Ialatsara et Sambizotoe font partie des 68 000 ménages bénéficiaires (environ 350 000 personnes) du programme d’urgence contre la sécheresse, financé par la Banque mondiale à hauteur de 35 millions de dollars dans les cinq districts du Sud les plus affectés par la sécheresse, Tsihombe, Beloha, Ambovombe, Amboasary et Bekily.

La population du sud de Madagascar a souffert pendant plusieurs années de la diminution drastique des récoltes qui a commencé avec l’invasion acridienne en 2013. Sous l’effet d’El Nino, les précipitations ont chuté de 75% par rapport à la moyenne des 20 dernières années. En conséquence, 95% des récoltes ont été perdues, plus d’un million de personnes sont en situation d’insécurité alimentaire, 35 000 enfants de moins de 5 ans sont atteints de malnutrition modérée et 12 000 autres de malnutrition aigüe sévère.

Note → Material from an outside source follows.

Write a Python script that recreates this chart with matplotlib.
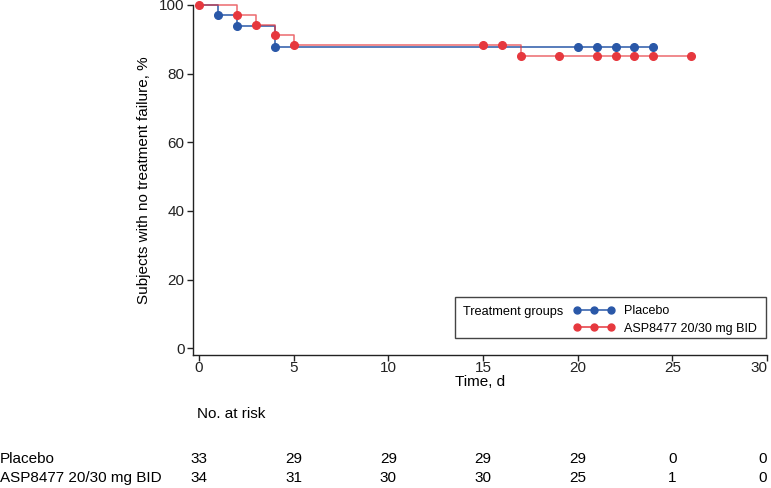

Ce programme, qui combine transferts monétaires, services de nutrition et fonds de relèvement, appelé également Fiavota est financé par la Banque mondiale et mis en œuvre par le Fonds d’Intervention pour le Développement (FID) et l’Office National de la Nutrition (ONN). Il est coordonné par le ministère de la Population, de la protection sociale et de la promotion de la femme. Ce programme s’adresse directement aux mères de familles parce qu’elles sont les premières à prendre soin de leurs ménages.

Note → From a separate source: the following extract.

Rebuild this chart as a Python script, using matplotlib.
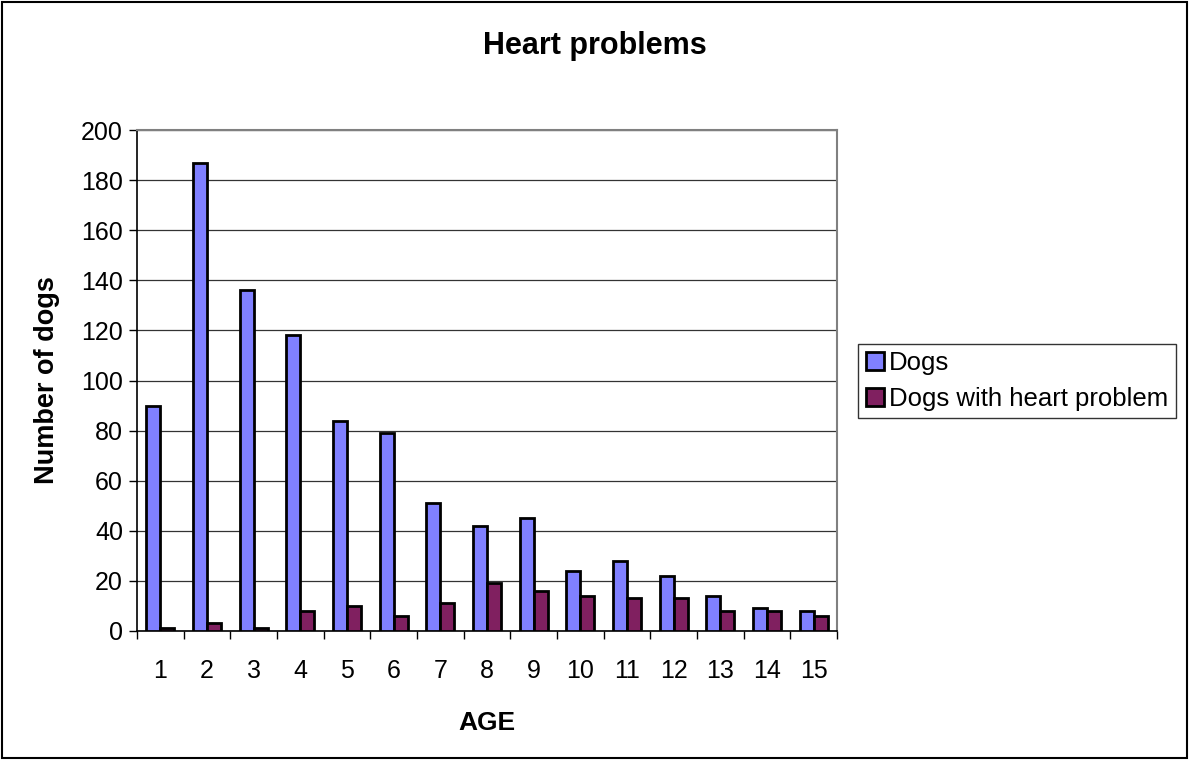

« La mère est souvent celle qui s’occupe du manger, de la cuisine, de l’éducation des enfants, et qui tient le ménage. À travers le transfert monétaire adressé aux mères de familles, nous voulons renforcer ce rôle des mamans afin qu’elles puissent mieux s’occuper du bien-être de toute leur famille, en particulier des enfants, de leur nutrition, de leur éducation. Elles savent ce qui est bien pour leurs familles, où et comment investir l’argent », explique Andrea Vermehren, spécialiste de la protection sociale à la Banque mondiale en charge du projet.